• The problem: For the data below, report only the number of lines containing the string "this".

***

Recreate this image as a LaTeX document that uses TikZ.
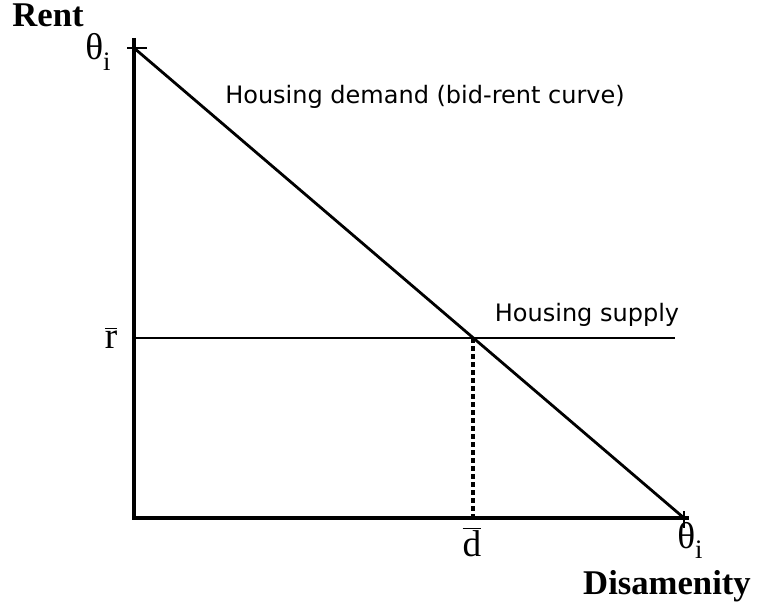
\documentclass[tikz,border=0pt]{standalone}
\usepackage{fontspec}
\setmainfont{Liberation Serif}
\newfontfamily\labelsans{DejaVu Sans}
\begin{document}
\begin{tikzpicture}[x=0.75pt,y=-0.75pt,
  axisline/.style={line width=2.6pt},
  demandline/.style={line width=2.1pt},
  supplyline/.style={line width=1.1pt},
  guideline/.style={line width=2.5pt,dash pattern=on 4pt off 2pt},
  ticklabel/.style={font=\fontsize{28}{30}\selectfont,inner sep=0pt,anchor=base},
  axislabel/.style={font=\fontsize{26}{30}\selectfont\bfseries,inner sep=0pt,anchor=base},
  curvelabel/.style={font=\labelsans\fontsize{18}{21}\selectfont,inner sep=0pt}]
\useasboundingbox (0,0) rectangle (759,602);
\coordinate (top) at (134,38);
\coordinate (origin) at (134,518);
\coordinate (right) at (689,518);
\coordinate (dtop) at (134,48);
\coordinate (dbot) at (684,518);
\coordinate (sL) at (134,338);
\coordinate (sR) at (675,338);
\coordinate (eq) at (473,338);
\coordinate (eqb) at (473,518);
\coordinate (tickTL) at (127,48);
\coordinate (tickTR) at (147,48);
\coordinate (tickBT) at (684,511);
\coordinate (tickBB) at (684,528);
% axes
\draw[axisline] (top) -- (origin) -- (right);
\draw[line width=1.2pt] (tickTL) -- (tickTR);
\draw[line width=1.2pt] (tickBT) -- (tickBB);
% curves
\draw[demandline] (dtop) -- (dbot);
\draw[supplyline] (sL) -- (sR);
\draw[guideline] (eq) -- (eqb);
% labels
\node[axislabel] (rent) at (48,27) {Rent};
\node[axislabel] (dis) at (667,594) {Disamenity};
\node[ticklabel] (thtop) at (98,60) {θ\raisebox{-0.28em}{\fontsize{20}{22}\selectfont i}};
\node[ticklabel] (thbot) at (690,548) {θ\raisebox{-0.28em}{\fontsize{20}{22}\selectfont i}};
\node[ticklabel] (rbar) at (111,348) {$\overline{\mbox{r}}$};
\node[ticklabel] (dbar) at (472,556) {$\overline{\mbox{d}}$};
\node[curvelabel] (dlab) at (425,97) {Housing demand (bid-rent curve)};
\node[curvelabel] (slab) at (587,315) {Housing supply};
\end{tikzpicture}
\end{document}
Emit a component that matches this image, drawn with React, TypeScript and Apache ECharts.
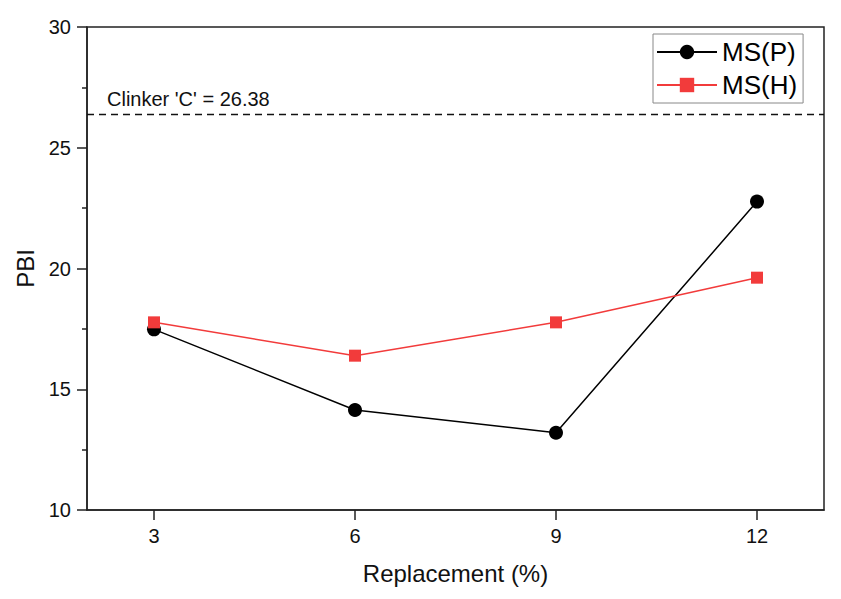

***

• Solved problem: 2